More on the dis/similarities between Pauvert and Losfeld:

Eric Losfeld, the original publisher of the work translated here (THE NUN (Count D’Irancy)) for the first time, was a horse of a different colour altogether. It’s difficult to say whether Losfeld and Pauvert were rivals exactly, since despite their beginnings in clandestine publishing, their approach to it was quite dissimilar. Sarane Alexandrian,who does see the pair as rivals, summed up the differences rather well: “Jean-Jacques Pauvert. a eu une carriere bien differente, mais non moins interresante. Losfeld fut un surrealist editeur, Pauvert un editeur du surrealism; voila ce qui les distingue.”

Losfeld gives a good indication of his surrealist approach to life early in his memoirs. When on his military service in the 1930’s, he writes to Adolf Hitler:

“Monsieur, Je suis un soldat belge qui s’ennuie dans une ville de garnison qui s’appelle Namur . Je vous en rends personnallement responsible. En consequence, j’ai l’honneur de vous declarer la guerre.”

There is no record of what reply, if any, was received from Berlin . —Patrick J. Kearney via here.

To conclude, some additional info on Pauvert’s publishing and extra Bizarre covers here.

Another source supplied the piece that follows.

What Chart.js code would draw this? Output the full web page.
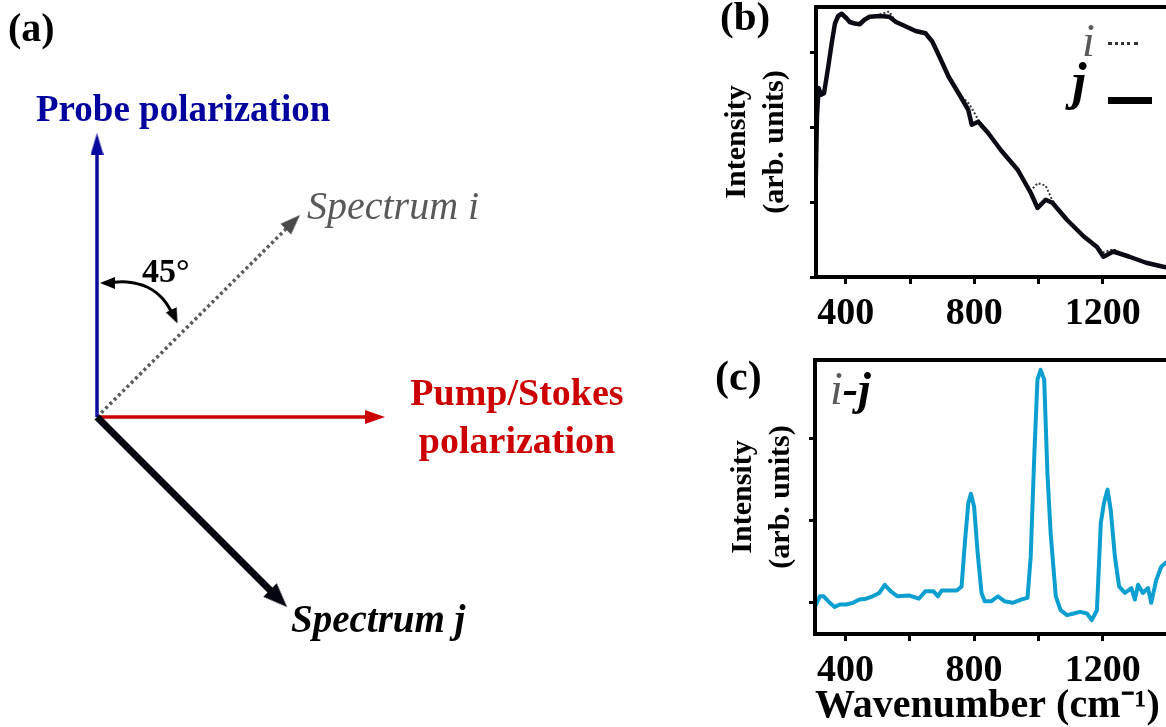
<!DOCTYPE html>
<html>
<head>
<meta charset="utf-8">
<script src="https://cdn.jsdelivr.net/npm/chart.js@4.4.1/dist/chart.umd.min.js"></script>
<style>
html, body { margin:0; padding:0; background:#fff; overflow:hidden; }
#page { position:relative; width:1166px; height:727px; overflow:hidden; background:#fff; }
canvas { position:absolute; }
.lbl { position:absolute; font-family:'Liberation Serif','Times New Roman',serif; line-height:1; white-space:nowrap; font-weight:bold; color:#000; }
</style>
</head>
<body>
<div id="page">
  <canvas id="diagram" width="700" height="727" style="left:0;top:0"></canvas>
  <canvas id="specChart" width="474" height="340" style="left:700px;top:0"></canvas>
  <canvas id="diffChart" width="474" height="387" style="left:700px;top:340px"></canvas>

  <div class="lbl" style="left:8px;top:8px;font-size:40px">(a)</div>
  <div class="lbl" style="left:720px;top:-4px;font-size:41px">(b)</div>
  <div class="lbl" style="left:715px;top:355px;font-size:42px">(c)</div>

  <div class="lbl" style="left:36px;top:90px;font-size:37px;color:#00009e">Probe polarization</div>
  <div class="lbl" style="left:307px;top:186px;font-size:40px;font-weight:normal;font-style:italic;color:#595959">Spectrum i</div>
  <div class="lbl" style="left:142px;top:254px;font-size:34px">45°</div>
  <div class="lbl" style="left:400px;top:368px;width:234px;font-size:38px;line-height:48px;text-align:center;color:#cc0000">Pump/Stokes<br>polarization</div>
  <div class="lbl" style="left:291px;top:599px;font-size:39px;font-style:italic">Spectrum j</div>

  <div class="lbl" style="left:1082px;top:18px;font-size:46px;font-weight:normal;font-style:italic;color:#595959">i</div>
  <div style="position:absolute;left:1108px;top:42px;width:30px;border-top:3px dotted #333"></div>
  <div class="lbl" style="left:1072px;top:56px;font-size:52px;font-style:italic">j</div>
  <div style="position:absolute;left:1108px;top:97px;width:44px;height:7px;background:#000"></div>

  <div class="lbl" style="left:830px;top:366px;font-size:46px;font-style:italic"><span style="font-weight:normal;color:#595959">i</span>-j</div>
</div>
<script>
// ---- panel (a): polarization vectors, in pixels from the common origin (y up)
const probeTip = [0, 284];
const pumpTip = [288, 0];
const spectrumITip = [203, 202];
const spectrumJTip = [190, -190];
const angleArc = [[9, 134], [30, 135], [50, 130], [66, 118], [78, 99]];

// ---- panel (b): spectra i and j
const bWavenumber = [305,310,315,323,332,345,356,366,376,387,402,412,428,443,458,474,505,535,556,587,617,648,669,689,720,751,781,792,812,843,883,935,976,997,1022,1043,1089,1141,1182,1202,1233,1283,1335,1385,1410];
const bSpectrumJ = [1.0,2.14,2.52,2.43,2.45,2.80,3.12,3.38,3.48,3.51,3.45,3.40,3.38,3.37,3.43,3.47,3.48,3.47,3.40,3.34,3.28,3.25,3.14,2.96,2.67,2.45,2.23,2.03,2.07,1.92,1.69,1.43,1.12,0.92,1.03,0.99,0.76,0.54,0.40,0.27,0.34,0.27,0.19,0.14,0.12];
const bSpectrumI = [1.0,2.14,2.52,2.43,2.45,2.80,3.12,3.38,3.48,3.51,3.45,3.40,3.38,3.37,3.43,3.47,3.50,3.54,3.40,3.34,3.28,3.25,3.14,2.96,2.67,2.45,2.32,2.25,2.10,1.92,1.69,1.43,1.15,1.25,1.22,1.02,0.76,0.54,0.40,0.33,0.37,0.27,0.19,0.14,0.12];

// ---- panel (c): difference i-j
const cWavenumber = [305,320,332,351,366,382,402,423,443,464,484,505,522,541,561,597,628,648,674,687,699,746,761,772,782,790,800,811,823,833,854,874,894,920,946,966,976,987,997,1007,1018,1028,1038,1054,1069,1089,1110,1130,1151,1166,1182,1194,1204,1215,1225,1238,1251,1269,1289,1300,1310,1325,1341,1351,1366,1382,1400,1415];
const cDiff = [-0.05,0.08,0.08,0.0,-0.05,-0.02,-0.02,0.0,0.04,0.05,0.08,0.12,0.22,0.14,0.08,0.09,0.05,0.14,0.14,0.08,0.15,0.15,0.2,0.77,1.22,1.33,1.17,0.61,0.12,0.02,0.02,0.08,0.02,0.0,0.04,0.06,0.56,1.78,2.72,2.84,2.72,1.58,0.85,0.08,-0.09,-0.15,-0.13,-0.11,-0.13,-0.21,-0.09,0.97,1.22,1.38,1.13,0.56,0.2,0.12,0.18,0.04,0.22,0.12,0.18,0.0,0.27,0.44,0.5,0.55];

// ticks
const xTickValues = [400, 600, 800, 1000, 1200, 1400];
const xLabelValues = [400, 800, 1200];
const bYTicks = [0, 1, 2, 3];
const cYTicks = [0, 1, 2];

const serif = "'Liberation Serif', 'Times New Roman', serif";

// arrowhead image pointing up; its centre sits `back` px behind the tip
function makeHead(color, w, len, back) {
  var H = 2 * Math.max(len - back, back);
  var cv = document.createElement('canvas');
  cv.width = w; cv.height = H;
  var g = cv.getContext('2d');
  var tipY = H / 2 - back;
  g.fillStyle = color;
  g.beginPath();
  g.moveTo(w / 2, tipY);
  g.lineTo(w, tipY + len);
  g.lineTo(0, tipY + len);
  g.closePath();
  g.fill();
  return cv;
}

function arrowData(tip, back) {
  var L = Math.hypot(tip[0], tip[1]);
  return [{x: 0, y: 0}, {x: tip[0] - back * tip[0] / L, y: tip[1] - back * tip[1] / L}];
}

function arrowSet(tip, color, width, head, back, dash) {
  return {
    data: arrowData(tip, back),
    showLine: true,
    borderColor: color,
    borderWidth: width,
    borderDash: dash || [],
    pointRadius: [0, 6],
    pointStyle: head,
    pointRotation: Math.atan2(tip[0], tip[1]) * 180 / Math.PI,
    clip: false
  };
}

new Chart(document.getElementById('diagram'), {
  type: 'scatter',
  data: {
    datasets: [
      arrowSet(spectrumJTip, '#05050f', 7, makeHead('#05050f', 19, 24, 10), 10),
      arrowSet(probeTip, '#0a0a9e', 3.5, makeHead('#0a0a9e', 13, 22, 8), 8),
      arrowSet(pumpTip, '#cc0000', 3.5, makeHead('#cc0000', 14, 20, 8), 8),
      arrowSet(spectrumITip, '#5a5a5a', 3.5, makeHead('#4a4a4a', 15, 20, 8), 8, [3, 3]),
      {
        data: angleArc.map(p => ({x: p[0], y: p[1]})),
        showLine: true,
        borderColor: '#000',
        borderWidth: 3,
        tension: 0.4,
        pointRadius: [6, 0, 0, 0, 6],
        pointStyle: makeHead('#000', 12, 15, 6),
        pointRotation: [270, 0, 0, 0, 155],
        clip: false
      }
    ]
  },
  options: {
    responsive: false,
    animation: false,
    layout: { padding: 0, autoPadding: false },
    plugins: { legend: { display: false }, tooltip: { enabled: false } },
    scales: {
      x: { type: 'linear', min: -97, max: 603, display: false },
      y: { type: 'linear', min: -310, max: 417, display: false }
    }
  }
});

// box round the plot area
const framePlugin = {
  id: 'frame',
  afterDatasetsDraw(chart) {
    const a = chart.chartArea;
    const ctx = chart.ctx;
    ctx.save();
    ctx.lineWidth = 4;
    ctx.strokeStyle = '#000';
    ctx.strokeRect(a.left, a.top, a.right - a.left, a.bottom - a.top);
    ctx.restore();
  }
};

function xScale(min, max, height, title) {
  return {
    type: 'linear', min: min, max: max,
    afterBuildTicks: s => { s.ticks = xTickValues.map(v => ({value: v})); },
    afterFit: s => { s.height = height; },
    ticks: {
      autoSkip: false, maxRotation: 0, padding: 7, color: '#000',
      font: { family: serif, size: 38, weight: 'bold' },
      callback: v => xLabelValues.includes(v) ? String(v) : ''
    },
    grid: { drawOnChartArea: false, tickLength: 7, lineWidth: 3, color: '#000' },
    border: { display: false },
    title: title ? {
      display: true, text: title, align: 'start', color: '#000',
      font: { family: serif, size: 40, weight: 'bold', lineHeight: 1.0 },
      padding: { top: 0, bottom: 0 }
    } : { display: false }
  };
}

function yScale(min, max, tickVals, width, titlePad) {
  return {
    type: 'linear', min: min, max: max,
    afterBuildTicks: s => { s.ticks = tickVals.map(v => ({value: v})); },
    afterFit: s => { s.width = width; },
    ticks: { display: false },
    grid: { drawOnChartArea: false, tickLength: 6, lineWidth: 3, color: '#000' },
    border: { display: false },
    title: {
      display: true, text: ['Intensity', '(arb. units)'], color: '#000',
      font: { family: serif, size: 30, weight: 'bold', lineHeight: 1.27 },
      padding: { top: titlePad, bottom: 0 }
    }
  };
}

new Chart(document.getElementById('specChart'), {
  type: 'scatter',
  data: {
    datasets: [
      {
        label: 'j',
        data: bWavenumber.map((x, i) => ({x: x, y: bSpectrumJ[i]})),
        showLine: true, borderColor: '#0b0b16', borderWidth: 4.5,
        borderJoinStyle: 'round', pointRadius: 0
      },
      {
        label: 'i',
        data: bWavenumber.map((x, i) => ({x: x, y: bSpectrumI[i]})),
        showLine: true, borderColor: '#3a3a3a', borderWidth: 2,
        borderDash: [2, 2], pointRadius: 0
      }
    ]
  },
  options: {
    responsive: false,
    animation: false,
    layout: { padding: { top: 7, left: 0, right: 0, bottom: 0 }, autoPadding: false },
    plugins: { legend: { display: false }, tooltip: { enabled: false } },
    scales: {
      x: xScale(307, 1408, 63, null),
      y: yScale(0, 3.6, bYTicks, 116, 18)
    }
  },
  plugins: [framePlugin]
});

new Chart(document.getElementById('diffChart'), {
  type: 'scatter',
  data: {
    datasets: [{
      label: 'i-j',
      data: cWavenumber.map((x, i) => ({x: x, y: cDiff[i]})),
      showLine: true, borderColor: '#0c9fd0', borderWidth: 4,
      borderJoinStyle: 'round', pointRadius: 0
    }]
  },
  options: {
    responsive: false,
    animation: false,
    layout: { padding: { top: 20, left: 0, right: 0, bottom: 0 }, autoPadding: false },
    plugins: { legend: { display: false }, tooltip: { enabled: false } },
    scales: {
      x: xScale(305, 1410, 93, 'Wavenumber (cm\u207B\u00B9)'),
      y: yScale(-0.38, 2.96, cYTicks, 115, 24)
    }
  },
  plugins: [framePlugin]
});
</script>
</body>
</html>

Il me semble avoir une dette personnelle à l’égard de Jean-Jacques Pauvert, comme tous ceux à qui ses livres apportèrent autant de bouffées d’air frais dans un monde trop policé. Le temps où l’on ne pouvait lire Sade, Pauline Réage ou Bataille semble bien éloigné. Mais je ne peux m’empêcher d’avoir une affection particulière pour certains livres de ma bibliothèque où son nom apparaît : Hollywood Babylone de Kenneth Anger, la revue Bizarre, la première monographie de Clovis Trouille, et beaucoup de titres de la « Bibliothèque Internationale d’Erotologie » qui n’ont pas tout à fait perdu leur goût sulfureux : Les « enfers », Le vampire, Métaphysique du strip-tease, Mythologie du sein, Eros du dimanche…

Borsky also informs us that Robert Anton Wilson has died.